Winner of the Flannery O’Connor Award for Short Fiction, Amina Gautier’s At-Risk tells the stories of teenagers who, for many reasons, are at risk.
The children in Amina Gautier’s slim volume of stories, At-Risk, live in peril. One is a mother at sixteen, another witnesses the shooting deaths of two friends—one of whom is himself the central figure of the collection’s final story. His attention divided between a Billie Holiday record playing in his apartment and the fireworks set off by a friend outside—torn between fealty to his concerned family and longing for his dangerous, exciting friend—this last character seems a study in both innocence and futility.

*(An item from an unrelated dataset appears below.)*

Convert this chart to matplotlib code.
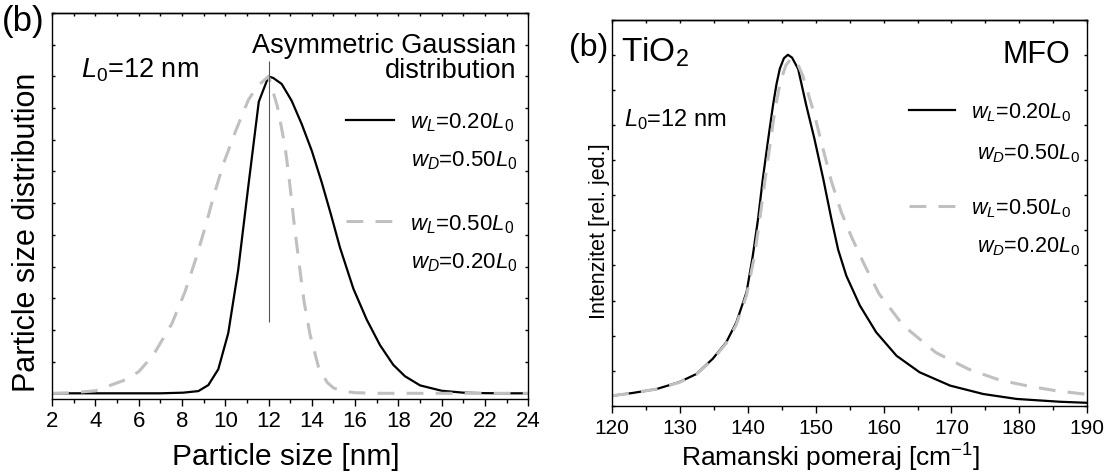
import matplotlib
matplotlib.use("Agg")
import matplotlib.pyplot as plt
from matplotlib.ticker import MultipleLocator, NullFormatter

plt.rcParams["font.family"] = ["Liberation Sans", "DejaVu Sans"]
plt.rcParams["mathtext.fontset"] = "custom"
plt.rcParams["mathtext.rm"] = "Liberation Sans"
plt.rcParams["mathtext.it"] = "Liberation Sans:italic"
plt.rcParams["mathtext.bf"] = "Liberation Sans:bold"

# ---- left panel: particle size distributions (L0 = 12 nm) ----
L0 = 12.0
size_black = [2, 4, 6, 7, 8.06, 8.76, 9.22, 9.68, 10.14, 10.6, 11.06, 11.55, 12.0,
              12.22, 12.61, 13.07, 13.53, 14.0, 14.46, 14.88, 15.3, 15.92, 16.54,
              17.15, 17.76, 18.3, 19.0, 20.0, 21.0, 22.0, 23.0, 24.0]
dist_black = [0, 0, 0, 0, 0.002, 0.007, 0.026, 0.076, 0.19, 0.39, 0.65, 0.92, 1.0,
              0.995, 0.976, 0.923, 0.85, 0.765, 0.665, 0.565, 0.46, 0.33, 0.232,
              0.152, 0.09, 0.054, 0.025, 0.008, 0.002, 0.0005, 0, 0]

size_gray = [2, 3, 4, 5.29, 6.0, 6.68, 7.53, 8.14, 8.64, 9.1, 9.48, 9.94, 10.5,
             11.07, 11.5, 12.0, 12.41, 12.76, 12.95, 13.2, 13.45, 13.64, 13.92,
             14.3, 14.7, 15.0, 15.46, 16.0, 17.0, 24.0]
dist_gray = [0, 0.002, 0.008, 0.04, 0.068, 0.121, 0.219, 0.32, 0.424, 0.53, 0.626,
             0.729, 0.831, 0.926, 0.97, 1.0, 0.905, 0.78, 0.68, 0.525, 0.39, 0.29,
             0.185, 0.085, 0.035, 0.017, 0.006, 0.002, 0, 0]

marker_line = [0.224, 1.049]  # thin vertical line at L0

# ---- right panel: Raman spectra ----
shift_black = [120, 123, 126.5, 129.9, 132.4, 134.8, 136.8, 138.3, 139.8, 140.7,
               141.5, 142.2, 143.0, 143.7, 144.2, 144.7, 145.3, 145.9, 146.5, 147.4,
               148.6, 149.8, 151.1, 152.3, 153.3, 154.5, 156.5, 158.9, 161.9, 165.3,
               169.8, 174.7, 179.6, 186.0, 190.0]
int_black = [0.029, 0.037, 0.048, 0.068, 0.091, 0.134, 0.181, 0.238, 0.324, 0.425,
             0.533, 0.647, 0.761, 0.856, 0.915, 0.960, 0.99, 1.0, 0.992, 0.96,
             0.856, 0.761, 0.647, 0.533, 0.445, 0.371, 0.286, 0.21, 0.143, 0.096,
             0.058, 0.034, 0.020, 0.012, 0.009]

shift_gray = [120, 123, 126.5, 129.9, 132.4, 134.8, 136.8, 138.3, 139.8, 140.9,
              141.7, 142.5, 143.3, 144.0, 144.8, 145.6, 146.4, 147.2, 148.1, 149.8,
              151.1, 152.3, 153.8, 155.3, 157.1, 159.3, 162.9, 167.7, 172.5, 177.2,
              181.8, 185.5, 190.0]
int_gray = [0.029, 0.037, 0.048, 0.067, 0.09, 0.132, 0.178, 0.232, 0.315, 0.42,
            0.525, 0.64, 0.75, 0.845, 0.925, 0.97, 0.99, 0.98, 0.94, 0.83, 0.73,
            0.64, 0.55, 0.48, 0.405, 0.32, 0.229, 0.152, 0.105, 0.073, 0.055,
            0.043, 0.033]

label_a = [r"$w_L$=0.20$L_0$", r"$w_D$=0.50$L_0$"]
label_b = [r"$w_L$=0.50$L_0$", r"$w_D$=0.20$L_0$"]

GRAY = "#c0c0c0"
solid = dict(color="black", lw=1.6)
dashed = dict(color=GRAY, lw=2.2, ls=(0, (5.5, 4)))


def style(ax, major, minor, labelsize, pad):
    ax.xaxis.set_major_locator(MultipleLocator(major))
    ax.xaxis.set_minor_locator(MultipleLocator(minor))
    ax.yaxis.set_major_locator(MultipleLocator(0.1))
    ax.tick_params(axis="x", which="both", direction="out", top=False,
                   labelsize=labelsize, pad=pad, width=1)
    ax.tick_params(axis="x", which="major", length=5)
    ax.tick_params(axis="x", which="minor", length=3)
    ax.tick_params(axis="y", which="both", direction="in", left=True, right=True,
                   labelleft=False, length=2.5, width=1)
    for s in ax.spines.values():
        s.set_linewidth(1)
    top = ax.secondary_xaxis("top")
    top.xaxis.set_major_locator(MultipleLocator(major))
    top.xaxis.set_minor_locator(MultipleLocator(minor))
    top.xaxis.set_major_formatter(NullFormatter())
    top.tick_params(axis="x", which="both", direction="in", length=2.5, width=1)
    top.spines["top"].set_linewidth(1)


fig = plt.figure(figsize=(11.05, 4.77), dpi=100)
ax1 = fig.add_axes([0.0471, 0.1614, 0.4310, 0.8092])
ax2 = fig.add_axes([0.5540, 0.1468, 0.4299, 0.8099])

# left panel
h1, = ax1.plot(size_black, dist_black, **solid)
h2, = ax1.plot(size_gray, dist_gray, **dashed)
ax1.vlines(L0, marker_line[0], marker_line[1], color="#555555", lw=0.8)
ax1.set_xlim(2, 24)
ax1.set_ylim(-0.018, 1.2)
style(ax1, 2, 1, 16, 3)
ax1.set_xlabel("Particle size [nm]", fontsize=21.5, va="baseline")
ax1.xaxis.set_label_coords(0.491, -0.168)
ax1.set_ylabel("Particle size distribution", fontsize=22, va="baseline")
ax1.yaxis.set_label_coords(-0.036, 0.435)

ax1.text(0.974, 0.898, "Asymmetric Gaussian", ha="right", va="baseline",
         fontsize=19.5, transform=ax1.transAxes)
ax1.text(0.974, 0.833, "distribution", ha="right", va="baseline",
         fontsize=19.5, transform=ax1.transAxes)
ax1.text(0.06, 0.836, r"$L_0$=12 nm", ha="left", va="baseline",
         fontsize=19.5, transform=ax1.transAxes)

leg_kw = dict(loc="center left", frameon=False, borderpad=0, borderaxespad=0)
lg = ax1.legend([h1], [label_a[0]], bbox_to_anchor=(0.6164, 0.718), fontsize=16,
                handlelength=2.2, handletextpad=0.71, **leg_kw)
ax1.add_artist(lg)
ax1.legend([h2], [label_b[0]], bbox_to_anchor=(0.6164, 0.455), fontsize=16,
           handlelength=2.2, handletextpad=0.71, **leg_kw)
ax1.text(0.7527, 0.604, label_a[1], ha="left", va="baseline", fontsize=16,
         transform=ax1.transAxes)
ax1.text(0.7527, 0.341, label_b[1], ha="left", va="baseline", fontsize=16,
         transform=ax1.transAxes)

# right panel
g1, = ax2.plot(shift_black, int_black, **solid)
g2, = ax2.plot(shift_gray, int_gray, **dashed)
ax2.set_xlim(120, 190)
ax2.set_ylim(0, 1.1)
style(ax2, 10, 5, 15, 4)
ax2.set_xlabel(r"Ramanski pomeraj [cm$^{-1}$]", fontsize=19, va="baseline")
ax2.xaxis.set_label_coords(0.459, -0.1545)
ax2.set_ylabel("Intenzitet [rel. jed.]", fontsize=15.5, va="baseline")
ax2.yaxis.set_label_coords(-0.015, 0.456)

ax2.text(0.018, 0.894, r"TiO$_2$", ha="left", va="baseline", fontsize=24,
         transform=ax2.transAxes)
ax2.text(0.965, 0.89, "MFO", ha="right", va="baseline", fontsize=22,
         transform=ax2.transAxes)
ax2.text(0.025, 0.726, r"$L_0$=12 nm", ha="left", va="baseline", fontsize=17,
         transform=ax2.transAxes)

lg = ax2.legend([g1], [label_a[0]], bbox_to_anchor=(0.6248, 0.762), fontsize=15.5,
                handlelength=2.14, handletextpad=0.74, **leg_kw)
ax2.add_artist(lg)
ax2.legend([g2], [label_b[0]], bbox_to_anchor=(0.6248, 0.5136), fontsize=15.5,
           handlelength=2.14, handletextpad=0.74, **leg_kw)
ax2.text(0.767, 0.641, label_a[1], ha="left", va="baseline", fontsize=15.5,
         transform=ax2.transAxes)
ax2.text(0.767, 0.401, label_b[1], ha="left", va="baseline", fontsize=15.5,
         transform=ax2.transAxes)

fig.text(0.002, 0.935, "(b)", fontsize=25, va="baseline")
fig.text(0.515, 0.882, "(b)", fontsize=23, va="baseline")

fig.savefig("out.png", dpi=100)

Gautier’s characters live in more than physical danger, however. They are almost always the average children of their families. “I was not gifted,” confides the narrator of “Some Other Kind of Happiness.” “In my twelve and a half years I had shown no extraordinary talent . . . I didn’t have Tony’s smarts or his prospects. I had nowhere to go.” In other stories, a young mother is “only the middle child and not even the smart one”; a prep school student who teaches her white classmates to dance is “a [not] very good dancer” whose limited skills still make her, “after all these years, good for something”; the daughter of a Jamaican immigrant faces her mother’s desire for her “to distinguish myself from the others in my class, to stand out.” Yet another girl, writing a letter in detention to the child she bullies, thinks, “If it were not for the girl’s attentive violence, Colleen would be a nobody. She’d go unnoticed and uncalled on by Mrs. Greenberg, lost in a sea of indistinguishable black kids in a public elementary school with an overcrowding problem.” What she doesn’t quite note is that she, too, benefits from the violence; her identity as a bully is just as crucial as Colleen’s as victim.

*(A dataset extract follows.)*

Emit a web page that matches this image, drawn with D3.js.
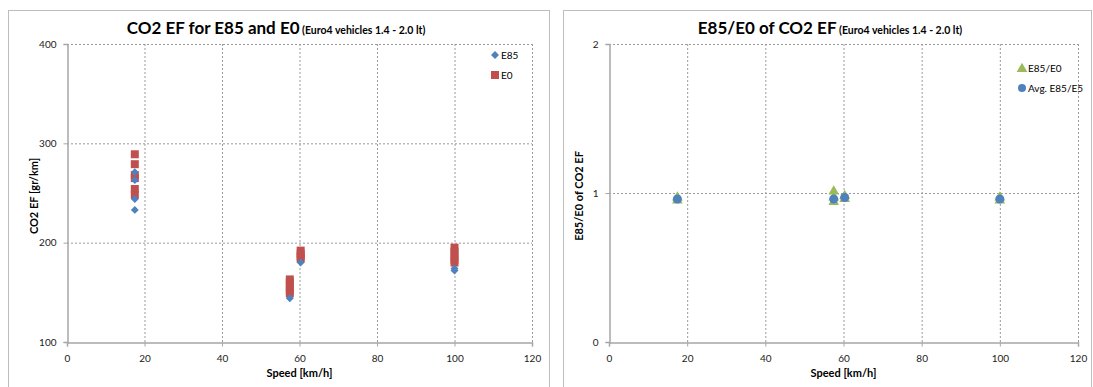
<!DOCTYPE html>
<html>
<head>
<meta charset="utf-8">
<script src="https://cdn.jsdelivr.net/npm/d3@7"></script>
<style>
  body { margin: 0; background: #fff; }
  svg text { font-family: Lato, "Open Sans", sans-serif; fill: #000; }
  .grid line { stroke: #9a9a9a; stroke-dasharray: 2,2; }
  .axis path, .axis line { stroke: #a6a6a6; }
  .axis text { font-size: 10px; fill: #222; }
</style>
</head>
<body>
<div id="chart"></div>
<script>
// speeds [km/h] and CO2 EF [gr/km]
const e85Speed = [17.5, 17.5, 17.5, 17.5, 57.5, 60.3, 100, 100];
const e85Co2   = [271, 263, 244, 233, 144, 180, 174, 172];
const e0Speed  = [17.5, 17.5, 17.5, 17.5, 17.5, 17.5, 57.5, 57.5, 57.5, 57.5, 57.5, 60.3, 60.3, 60.3, 60.3, 100, 100, 100, 100, 100];
const e0Co2    = [289, 279, 268, 265, 254, 248, 163, 160, 156, 152, 149, 192, 189, 186, 184, 195, 191, 187, 183, 180];

// ratio chart
const ratioSpeed = [17.5, 17.5, 57.5, 57.5, 57.5, 60.3, 60.3, 100, 100];
const ratioVal   = [0.97, 0.95, 1.01, 0.97, 0.94, 0.98, 0.96, 0.97, 0.95];
const avgSpeed   = [17.5, 57.5, 60.3, 100];
const avgVal     = [0.96, 0.96, 0.97, 0.96];

const xTicks = [0, 20, 40, 60, 80, 100, 120];

const width = 1093, height = 387;
const svg = d3.select("#chart").append("svg")
    .attr("width", width)
    .attr("height", height);

// panel frames
svg.append("rect").attr("x", 8.5).attr("y", 10.5).attr("width", 541).attr("height", 390)
    .attr("fill", "none").attr("stroke", "#bdbdbd");
svg.append("rect").attr("x", 563.5).attr("y", 10.5).attr("width", 528).attr("height", 390)
    .attr("fill", "none").attr("stroke", "#bdbdbd");

function drawPanel(opt) {
    const x = d3.scaleLinear().domain([0, 120]).range([opt.left, opt.right]);
    const y = d3.scaleLinear().domain(opt.yDomain).range([342, 44]);
    const g = svg.append("g");

    // grid
    g.append("g").attr("class", "grid")
        .selectAll("line").data(xTicks.slice(1)).enter().append("line")
        .attr("x1", d => x(d) + 0.5).attr("x2", d => x(d) + 0.5)
        .attr("y1", y.range()[1]).attr("y2", y.range()[0]);
    g.append("g").attr("class", "grid")
        .selectAll("line").data(opt.yTicks.slice(1)).enter().append("line")
        .attr("x1", opt.left).attr("x2", opt.right)
        .attr("y1", d => y(d) + 0.5).attr("y2", d => y(d) + 0.5);

    // axes
    g.append("g").attr("class", "axis")
        .attr("transform", `translate(0,${y.range()[0] + 0.5})`)
        .call(d3.axisBottom(x).tickValues(xTicks).tickSize(4).tickPadding(8))
        .call(a => a.select(".domain").attr("stroke-width", 1.5));
    g.append("g").attr("class", "axis")
        .attr("transform", `translate(${opt.left + 0.5},0)`)
        .call(d3.axisLeft(y).tickValues(opt.yTicks).tickFormat(d3.format("d")).tickSize(4).tickPadding(7))
        .call(a => a.select(".domain").attr("stroke-width", 1.5));
    g.selectAll(".axis .tick line").attr("stroke-width", 1);

    // titles
    const title = g.append("text")
        .attr("x", opt.titleX).attr("y", 34)
        .attr("text-anchor", "middle")
        .style("font-weight", "bold");
    title.append("tspan").style("font-size", "17px").text(opt.title);
    title.append("tspan").style("font-size", "10.5px").text(" " + opt.subtitle);

    g.append("text")
        .attr("x", (opt.left + opt.right) / 2).attr("y", 377)
        .attr("text-anchor", "middle")
        .style("font-size", "11px").style("font-weight", "bold")
        .text("Speed [km/h]");
    g.append("text")
        .attr("transform", `translate(${opt.yTitleX},${y(opt.yDomain[0] + (opt.yDomain[1] - opt.yDomain[0]) * 0.49)}) rotate(-90)`)
        .attr("text-anchor", "middle")
        .style("font-size", "11px").style("font-weight", "bold")
        .text(opt.yTitle);

    return { g, x, y };
}

// left chart
const left = drawPanel({
    left: 67, right: 532, yDomain: [100, 400], yTicks: [100, 200, 300, 400],
    titleX: 276, title: "CO2 EF for E85 and E0", subtitle: "(Euro4 vehicles 1.4 - 2.0 lt)",
    yTitleX: 38, yTitle: "CO2 EF [gr/km]"
});

const diamond = d3.symbol().type(d3.symbolDiamond2).size(40);

left.g.selectAll(".e0").data(e0Co2).enter().append("rect")
    .attr("x", (d, i) => left.x(e0Speed[i]) - 4)
    .attr("y", d => left.y(d) - 4)
    .attr("width", 8).attr("height", 8)
    .attr("fill", "#C0504D");
left.g.selectAll(".e85").data(e85Co2).enter().append("path")
    .attr("d", diamond)
    .attr("transform", (d, i) => `translate(${left.x(e85Speed[i])},${left.y(d)})`)
    .attr("fill", "#4F81BD");

// left legend
left.g.append("path").attr("d", diamond).attr("transform", "translate(495,55)").attr("fill", "#4F81BD");
left.g.append("text").attr("x", 501).attr("y", 59).style("font-size", "10px").text("E85");
left.g.append("rect").attr("x", 491).attr("y", 71).attr("width", 8).attr("height", 8).attr("fill", "#C0504D");
left.g.append("text").attr("x", 501).attr("y", 79).style("font-size", "10px").text("E0");

// right chart
const right = drawPanel({
    left: 609, right: 1078, yDomain: [0, 2], yTicks: [0, 1, 2],
    titleX: 830, title: "E85/E0 of CO2 EF", subtitle: "(Euro4 vehicles 1.4 - 2.0 lt)",
    yTitleX: 583, yTitle: "E85/E0 of CO2 EF"
});

const tri = d3.symbol().type(d3.symbolTriangle).size(50);

right.g.selectAll(".ratio").data(ratioVal).enter().append("path")
    .attr("d", tri)
    .attr("transform", (d, i) => `translate(${right.x(ratioSpeed[i])},${right.y(d)})`)
    .attr("fill", "#9BBB59");
right.g.selectAll(".avg").data(avgVal).enter().append("circle")
    .attr("cx", (d, i) => right.x(avgSpeed[i]))
    .attr("cy", d => right.y(d))
    .attr("r", 4.5)
    .attr("fill", "#4F81BD");

// right legend
right.g.append("path").attr("d", tri).attr("transform", "translate(1022,69)").attr("fill", "#9BBB59");
right.g.append("text").attr("x", 1028).attr("y", 72).style("font-size", "10px").text("E85/E0");
right.g.append("circle").attr("cx", 1022).attr("cy", 88).attr("r", 4).attr("fill", "#4F81BD");
right.g.append("text").attr("x", 1028).attr("y", 92).style("font-size", "10px").text("Avg. E85/E5");
</script>
</body>
</html>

The brilliant children, the ones destined to escape their circumstances, do exist in Gautier’s pages, but they’re always older brothers, sisters, cousins. One disappears to a prep school in Connecticut for nine months of the year and comes back disdainful of his family. Another receives an achievement award at a ceremony where his family embarrasses him. Yet another loads up on classes at CUNY as she moves toward her dream of being an accountant. Gautier’s concern, however, is with humanizing and differentiating the ones who will most likely be left behind. Her final story arrives as if to chide you for believing in any other outcome: here’s a child as innocent and sensitive as the others Gautier presents, but we already know that a violent death awaits him in only a few short months, weeks, or even days.
For the most part Gautier succeeds admirably in making each child distinct. Her stories are affecting, her children tough, sensible, and warm. And yet there’s a certain disjointedness to the way Gautier accomplishes this. We’re told time and again that her characters are average, and their speech often reflects this—they’re angry, petty, confused. But then we access the narrator’s thoughts, and it seems as though they’ve been hijacked by another voice, elegant and elegiac. It’s this voice that communicates to you the characters’ sensitivity, but it’s also this voice that most forcibly challenges Gautier’s task. When the inner lives of characters are so rich and well articulated, how are we to believe that these are the kids “at-risk,” the ones who didn’t learn how to fight their way out?
The tone is, of course, most wistful and most beautifully meditative in stories told in the first-person past tense. But this too is a complicated choice: it removes the risk. We know these children made it somewhere. We know they survived to reflect. In some cases, we even know these average children went on to succeed as well as the more talented ones:
“On college campuses, I would see sorority women like the ones who tried to mentor me. I would go to their step shows and social programs, watching them hungrily . . . And I would think of how I had missed my chance to know their secret ways, how I had closed myself out.”
It’s possible to say that Gautier’s stories demonstrate how difficult it is to really capture the average voice. The temptation of writing with beauty and wit seems unavoidable, even when it works against an author’s purpose. But it’s also possible that the tension between her characters’ exteriority and interiority guides us and continues to tell the story. It’s impossible not to note, for example, that the final story is told in the third-person: a child so soon to die has little time for reflection. Almost universally, in fact, the characters most perilously positioned—the young mother, the friend of the children killed, a girl who picks up an older man out of boredom and some desire—are the ones whose stories are told third-person. The ones whose problems seem slightly more existential and certainly less harrowing, like the boy who fails to defend his bullied brother or the girl who avoids an afternoon tea, tell their stories in the first-person. At-Risk is somewhat misleadingly titled: while risk suggests a degree of uncertainty, these outcomes have already been decided.